— begin Data for the task —
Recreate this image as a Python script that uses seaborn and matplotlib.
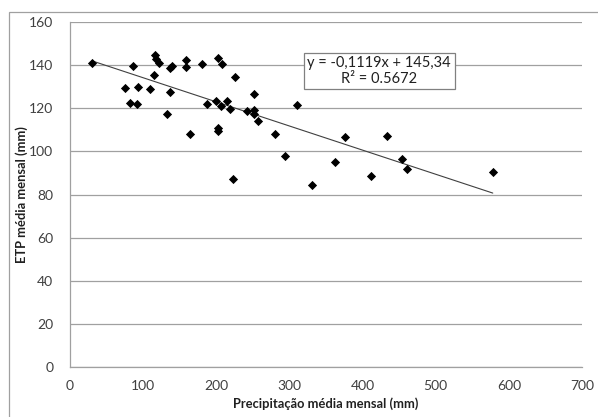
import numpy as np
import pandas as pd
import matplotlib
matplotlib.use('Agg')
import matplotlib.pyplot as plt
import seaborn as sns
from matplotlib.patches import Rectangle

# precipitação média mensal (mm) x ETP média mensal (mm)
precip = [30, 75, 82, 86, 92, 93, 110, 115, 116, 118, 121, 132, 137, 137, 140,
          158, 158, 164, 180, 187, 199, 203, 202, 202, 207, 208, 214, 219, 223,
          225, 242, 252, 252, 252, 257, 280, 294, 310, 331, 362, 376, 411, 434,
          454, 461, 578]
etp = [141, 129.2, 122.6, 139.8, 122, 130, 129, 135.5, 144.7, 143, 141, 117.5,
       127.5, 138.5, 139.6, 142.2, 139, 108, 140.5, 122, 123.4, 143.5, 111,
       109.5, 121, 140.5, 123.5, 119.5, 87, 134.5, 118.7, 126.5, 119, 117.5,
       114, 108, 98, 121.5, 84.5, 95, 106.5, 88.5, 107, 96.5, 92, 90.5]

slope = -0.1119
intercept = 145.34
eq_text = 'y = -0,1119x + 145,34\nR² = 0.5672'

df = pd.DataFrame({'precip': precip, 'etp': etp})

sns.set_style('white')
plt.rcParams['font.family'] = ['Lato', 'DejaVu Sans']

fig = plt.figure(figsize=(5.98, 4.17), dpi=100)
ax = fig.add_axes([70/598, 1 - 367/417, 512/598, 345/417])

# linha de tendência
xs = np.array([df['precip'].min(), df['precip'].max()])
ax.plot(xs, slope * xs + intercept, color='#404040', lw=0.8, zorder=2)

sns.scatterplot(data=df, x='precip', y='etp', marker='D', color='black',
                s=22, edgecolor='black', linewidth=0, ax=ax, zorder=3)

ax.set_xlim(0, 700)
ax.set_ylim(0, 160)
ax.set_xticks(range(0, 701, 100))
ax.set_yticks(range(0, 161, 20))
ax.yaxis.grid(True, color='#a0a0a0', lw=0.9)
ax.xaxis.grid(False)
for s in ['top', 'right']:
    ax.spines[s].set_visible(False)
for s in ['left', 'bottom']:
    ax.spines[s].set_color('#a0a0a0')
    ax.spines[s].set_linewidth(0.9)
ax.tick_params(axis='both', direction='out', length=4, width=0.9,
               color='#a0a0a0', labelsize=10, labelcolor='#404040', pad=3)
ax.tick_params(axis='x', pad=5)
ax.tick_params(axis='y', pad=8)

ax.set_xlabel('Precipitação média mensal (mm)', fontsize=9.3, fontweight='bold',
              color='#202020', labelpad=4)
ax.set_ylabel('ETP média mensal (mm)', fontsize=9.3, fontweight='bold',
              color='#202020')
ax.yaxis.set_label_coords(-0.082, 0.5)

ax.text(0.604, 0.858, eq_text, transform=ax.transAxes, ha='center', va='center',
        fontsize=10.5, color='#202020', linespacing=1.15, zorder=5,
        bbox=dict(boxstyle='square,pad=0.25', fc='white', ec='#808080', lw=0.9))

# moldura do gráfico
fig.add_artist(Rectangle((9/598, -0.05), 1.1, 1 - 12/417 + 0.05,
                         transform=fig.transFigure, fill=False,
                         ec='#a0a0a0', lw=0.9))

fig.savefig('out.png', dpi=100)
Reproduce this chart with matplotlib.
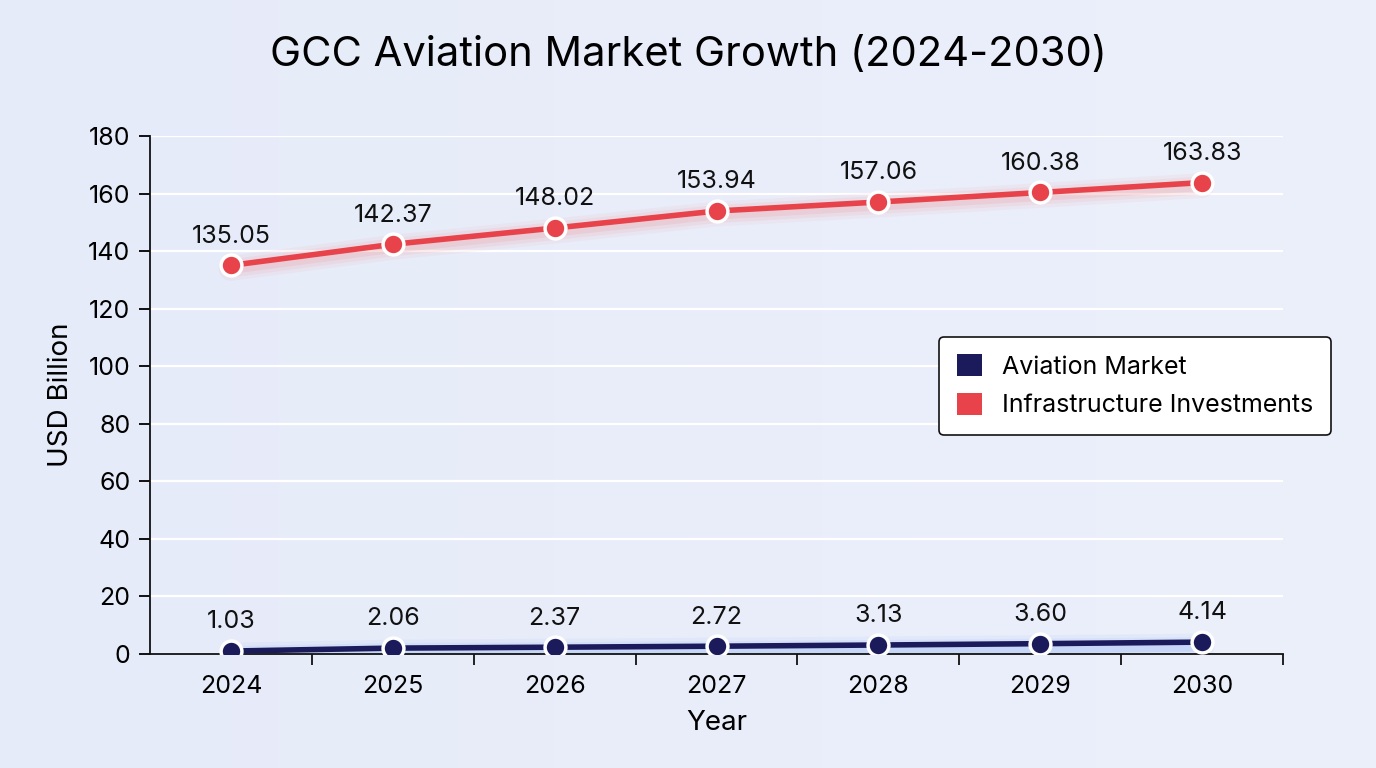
— end Data for the task —
### Work to do:
Every line of the material is to be quoted exactly, with no pictures carried over.

### Result of the task:
Recreate this image as a Python script that uses seaborn and matplotlib.
import numpy as np
import pandas as pd
import matplotlib
matplotlib.use('Agg')
import matplotlib.pyplot as plt
import seaborn as sns
from matplotlib.patches import Rectangle

# precipitação média mensal (mm) x ETP média mensal (mm)
precip = [30, 75, 82, 86, 92, 93, 110, 115, 116, 118, 121, 132, 137, 137, 140,
          158, 158, 164, 180, 187, 199, 203, 202, 202, 207, 208, 214, 219, 223,
          225, 242, 252, 252, 252, 257, 280, 294, 310, 331, 362, 376, 411, 434,
          454, 461, 578]
etp = [141, 129.2, 122.6, 139.8, 122, 130, 129, 135.5, 144.7, 143, 141, 117.5,
       127.5, 138.5, 139.6, 142.2, 139, 108, 140.5, 122, 123.4, 143.5, 111,
       109.5, 121, 140.5, 123.5, 119.5, 87, 134.5, 118.7, 126.5, 119, 117.5,
       114, 108, 98, 121.5, 84.5, 95, 106.5, 88.5, 107, 96.5, 92, 90.5]

slope = -0.1119
intercept = 145.34
eq_text = 'y = -0,1119x + 145,34\nR² = 0.5672'

df = pd.DataFrame({'precip': precip, 'etp': etp})

sns.set_style('white')
plt.rcParams['font.family'] = ['Lato', 'DejaVu Sans']

fig = plt.figure(figsize=(5.98, 4.17), dpi=100)
ax = fig.add_axes([70/598, 1 - 367/417, 512/598, 345/417])

# linha de tendência
xs = np.array([df['precip'].min(), df['precip'].max()])
ax.plot(xs, slope * xs + intercept, color='#404040', lw=0.8, zorder=2)

sns.scatterplot(data=df, x='precip', y='etp', marker='D', color='black',
                s=22, edgecolor='black', linewidth=0, ax=ax, zorder=3)

ax.set_xlim(0, 700)
ax.set_ylim(0, 160)
ax.set_xticks(range(0, 701, 100))
ax.set_yticks(range(0, 161, 20))
ax.yaxis.grid(True, color='#a0a0a0', lw=0.9)
ax.xaxis.grid(False)
for s in ['top', 'right']:
    ax.spines[s].set_visible(False)
for s in ['left', 'bottom']:
    ax.spines[s].set_color('#a0a0a0')
    ax.spines[s].set_linewidth(0.9)
ax.tick_params(axis='both', direction='out', length=4, width=0.9,
               color='#a0a0a0', labelsize=10, labelcolor='#404040', pad=3)
ax.tick_params(axis='x', pad=5)
ax.tick_params(axis='y', pad=8)

ax.set_xlabel('Precipitação média mensal (mm)', fontsize=9.3, fontweight='bold',
              color='#202020', labelpad=4)
ax.set_ylabel('ETP média mensal (mm)', fontsize=9.3, fontweight='bold',
              color='#202020')
ax.yaxis.set_label_coords(-0.082, 0.5)

ax.text(0.604, 0.858, eq_text, transform=ax.transAxes, ha='center', va='center',
        fontsize=10.5, color='#202020', linespacing=1.15, zorder=5,
        bbox=dict(boxstyle='square,pad=0.25', fc='white', ec='#808080', lw=0.9))

# moldura do gráfico
fig.add_artist(Rectangle((9/598, -0.05), 1.1, 1 - 12/417 + 0.05,
                         transform=fig.transFigure, fill=False,
                         ec='#a0a0a0', lw=0.9))

fig.savefig('out.png', dpi=100)
Reproduce this chart with matplotlib.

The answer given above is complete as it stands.